I am proud to say I was a tobacco farmer for 18 years during my young adult life. This lifestyle isn’t for everyone. Working until sun-up to sun-down, and sometimes at night wasn’t an option. It is the hardest work you’ll ever do. Period. Preparing the plant beds, fields, and fixing flue cured barns was a common practice. From planting to pulling to selling, growing tobacco was a family tradition. Not only was it a part of my heritage – it was in my blood.

Like any other farming community we had family to feed, bills to pay, and an everlasting commitment to give our children the best education while they helped on the family farm. Unfortunately, tobacco farming as a business today is slowly fading away from our area. The dismantling of America’s industrial base and giving away our jobs to foreign companies is enough to make anyone feel helpless.

The end of tobacco farming is very noticeable in our community. Old historic farm houses that once occupied early settlers with mules and plows sit empty. Some are completely destroyed by weather or other man made causes. Old tobacco barns are falling down and look dark and lonely like weather-beaten shacks. Empty pack houses litter the landscape with rusty tin roofs swaying in the wind.

In August 2008, a disaster drought was declared by Governor Kaine for Pittsylvania County, Virginia. All major crops suffered while everything in agriculture was considered critical. A late rain finally arrived, but it was too late. The damage was already done. Farmers were qualified for low interest loans to help feed cattle, get fuel and fertilizer. But for those who switched over to soybeans as an alternate crop experienced, yet another back-to-back loss.
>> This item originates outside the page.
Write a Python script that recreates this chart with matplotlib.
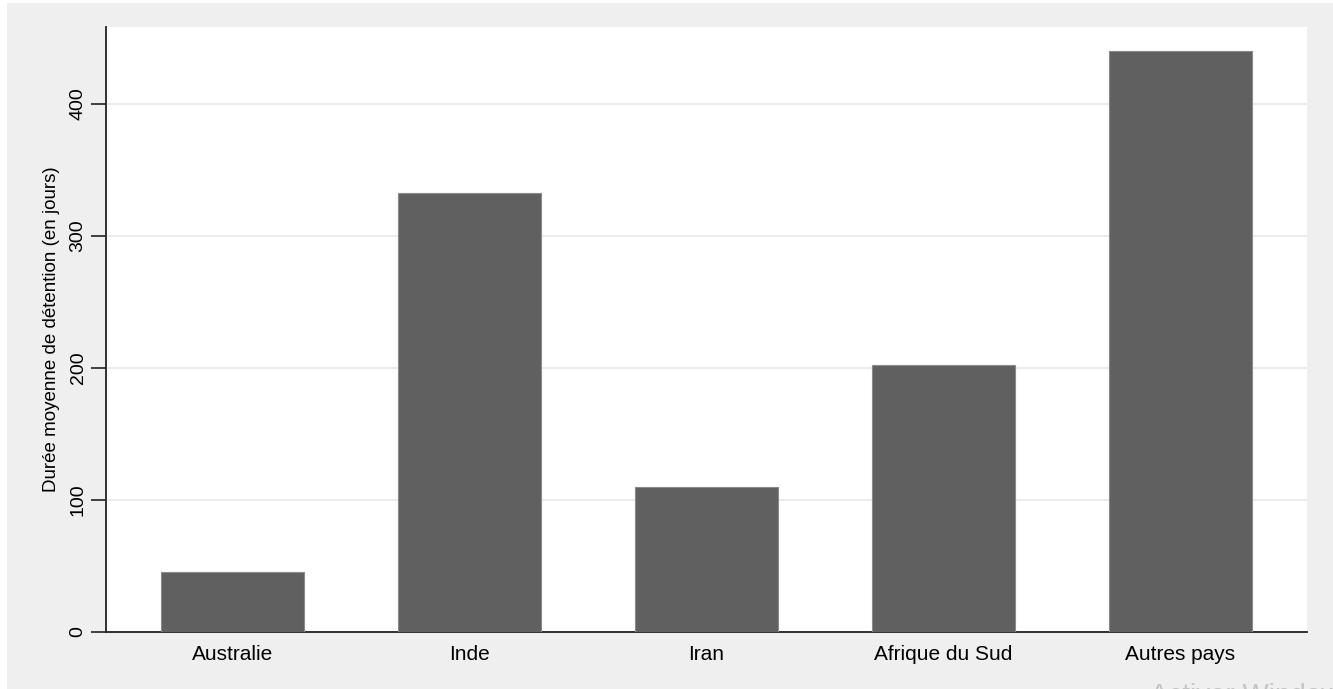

What?s more amazing, there’s so much land just sitting there going to waste. While traveling about, I’ve passed by the same old farmland that looked exactly as it did 10 years ago. Think about land like that all around our nation – doing nothing. No activity – just growing weeds. If we plan on saving what’s left of our dwindling farmland, shouldn’t we also plan for the sake of our younger generation?

The $10 billion Federal Government tobacco buyout ended 70 years of subsidies. Those tobacco growers still in operation can defer capital gains taxes. However, this transition from a government subsidy system to a free market system has shut down the small quota owner, thus providing farm equity sell outs. Poundage from small farm units was sold to larger farms, therefore, leaving many areas with an abundance of empty fields and workers.

Which direction are our farmers headed? With more farms being sold by the day and more land being developed for housing means less for growing worthwhile food crops, much less tobacco. Machinery and technology must be converted to accommodate alternate food crops. This not only should increase incentive, but should secure a job workforce more stable than we presently have.

We need to be thinking about an alternate use for our dormant farmland before it’s too late. Goodbye Tobacco!